You’re correct that this doesn’t follow a normal precedence relation. Unwary operators, including juxtaposition, bind tighter than ^ on the right but looser on the left. This matches the convention of mathematical notation.
The precedence of numeric literal coefficients is the same as that of unary operators such as negation. So 2^3x is parsed as 2^(3x), and 2x^3 is parsed as 2*(x^3).
But that’s the part that confused me. Because then the next thing I did was to look up the operator precedence of unary operations and it said that ^ comes before unary operators, so 2^3x is parsed as 2^(3x) didn’t make sense to me the way they show as an example in the docs.
Maybe there is somewhere that describes unary operators in more detail than the operator precedence table. But just looking at that table I would have had no idea that
I guess a better question is where in the documentation is the information that @StefanKarpinski posted, and maybe there should be some link or tidbit in the operator precedence table?
Basically as a new Julia user who is learning Julia by reading through the docs, what should have been the process for me to understand how literal coefficients work without having to go onto the forums and ask for clarification?

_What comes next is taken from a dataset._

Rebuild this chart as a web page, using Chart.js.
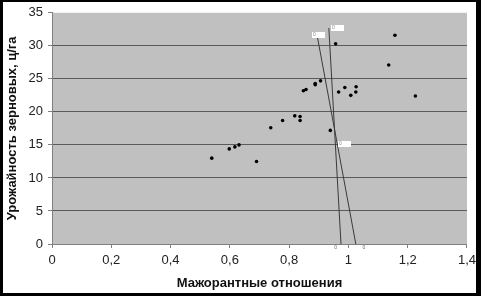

Your were looking in the right place in the manual. The link to the note pretty clear in how the literal up front is multiplied rather than raised to a power.
Another good one is the expression: 6 / 2(1+2) as is described on YouTube here. As written this produces 1.0 but according to the PEMDAS rule for expression evaluation in mathematics the answer should be 9. Thoughts? Is this a bug in Julia or by-design?